The Text Feature Analyser

The Text Feature Analyser (Ver. 2.1; 64bit Windows only; released 07-May-2014): a tool for investigating textual features that may help in identifying & measuring issues related to text complexity. The basic design and usage are described in my original article on the tool, which can be downloaded from my publications page. Please note that some features discussed in that article, such as the concordancing functionality, have already been added since then.

This tool will soon undergo a (major) re-write. The most recent version already contains a bug fix for the syllable count, which had produced some errors in the earlier version, and now also adds output that lists the number of (estimated) syllables in a document. Future versions will not only contain better documentation (which is, admittedly, very sparse at the moment), but probably also a tabbed interface where the analysis for each new document will be listed on a separate tab, etc.


ICEweb

ICEWeb (32bit Windows version): a small & simple utility for compiling, downloading & analysing web corpora.
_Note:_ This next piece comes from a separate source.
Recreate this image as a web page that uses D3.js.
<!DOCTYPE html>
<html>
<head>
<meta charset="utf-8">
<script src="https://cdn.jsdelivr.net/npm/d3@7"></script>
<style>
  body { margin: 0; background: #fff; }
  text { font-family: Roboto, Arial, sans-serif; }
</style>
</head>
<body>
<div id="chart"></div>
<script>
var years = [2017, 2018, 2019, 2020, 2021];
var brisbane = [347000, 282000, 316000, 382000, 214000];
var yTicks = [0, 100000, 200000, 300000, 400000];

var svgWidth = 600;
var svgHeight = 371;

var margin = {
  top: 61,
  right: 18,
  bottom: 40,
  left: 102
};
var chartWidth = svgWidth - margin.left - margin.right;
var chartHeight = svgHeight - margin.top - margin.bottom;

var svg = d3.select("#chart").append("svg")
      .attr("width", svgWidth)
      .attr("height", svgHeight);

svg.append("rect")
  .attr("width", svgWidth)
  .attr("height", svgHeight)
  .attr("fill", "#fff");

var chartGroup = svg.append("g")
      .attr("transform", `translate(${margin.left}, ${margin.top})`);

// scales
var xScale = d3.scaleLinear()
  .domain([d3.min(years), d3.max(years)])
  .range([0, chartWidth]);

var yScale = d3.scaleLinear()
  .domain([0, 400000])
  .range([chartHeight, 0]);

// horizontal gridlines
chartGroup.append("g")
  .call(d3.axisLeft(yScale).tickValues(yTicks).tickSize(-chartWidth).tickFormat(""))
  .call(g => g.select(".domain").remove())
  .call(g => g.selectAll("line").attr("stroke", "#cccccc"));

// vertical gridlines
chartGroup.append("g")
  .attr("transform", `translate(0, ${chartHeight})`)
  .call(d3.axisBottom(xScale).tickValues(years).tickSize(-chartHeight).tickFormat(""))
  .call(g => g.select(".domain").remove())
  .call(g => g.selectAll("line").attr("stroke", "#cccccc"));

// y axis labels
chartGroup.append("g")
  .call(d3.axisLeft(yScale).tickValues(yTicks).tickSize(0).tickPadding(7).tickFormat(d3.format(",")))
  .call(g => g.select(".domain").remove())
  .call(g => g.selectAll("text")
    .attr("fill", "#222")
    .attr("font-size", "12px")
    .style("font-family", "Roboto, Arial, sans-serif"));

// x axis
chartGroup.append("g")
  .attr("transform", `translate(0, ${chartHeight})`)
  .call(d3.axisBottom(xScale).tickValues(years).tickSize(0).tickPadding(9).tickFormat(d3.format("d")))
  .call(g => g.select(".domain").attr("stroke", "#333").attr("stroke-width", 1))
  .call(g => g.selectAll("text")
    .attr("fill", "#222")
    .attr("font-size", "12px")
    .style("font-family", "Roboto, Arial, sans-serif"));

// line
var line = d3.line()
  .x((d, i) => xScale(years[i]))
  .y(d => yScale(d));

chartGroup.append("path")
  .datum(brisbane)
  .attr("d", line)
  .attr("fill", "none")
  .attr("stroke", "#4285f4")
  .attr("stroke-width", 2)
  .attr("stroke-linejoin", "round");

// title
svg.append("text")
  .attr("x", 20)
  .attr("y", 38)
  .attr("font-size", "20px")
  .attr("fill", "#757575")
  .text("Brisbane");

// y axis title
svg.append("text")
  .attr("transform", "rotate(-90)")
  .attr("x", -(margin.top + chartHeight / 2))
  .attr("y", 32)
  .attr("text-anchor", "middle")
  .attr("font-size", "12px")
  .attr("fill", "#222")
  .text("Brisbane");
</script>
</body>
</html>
The name was chosen because the original intention was to create corpora that are similar in nature to the International Corpus of English (ICE) data.

Versions:


The (Phonetic) Transcription Editor

The (Phonetic) Transcription Editor (32bit Windows version): as the name says, mainly an editor for creating phonetic transcriptions, which allows output to be saved to a UTF-8 encoded text file or (double-spaced) HTML page, suitable for submission of assignments. The program also provides an option for grapheme–to–phoneme conversion, which, however, has some serious limitations, as it ‘knows’ nothing about strong and weak syllables or features of connected speech.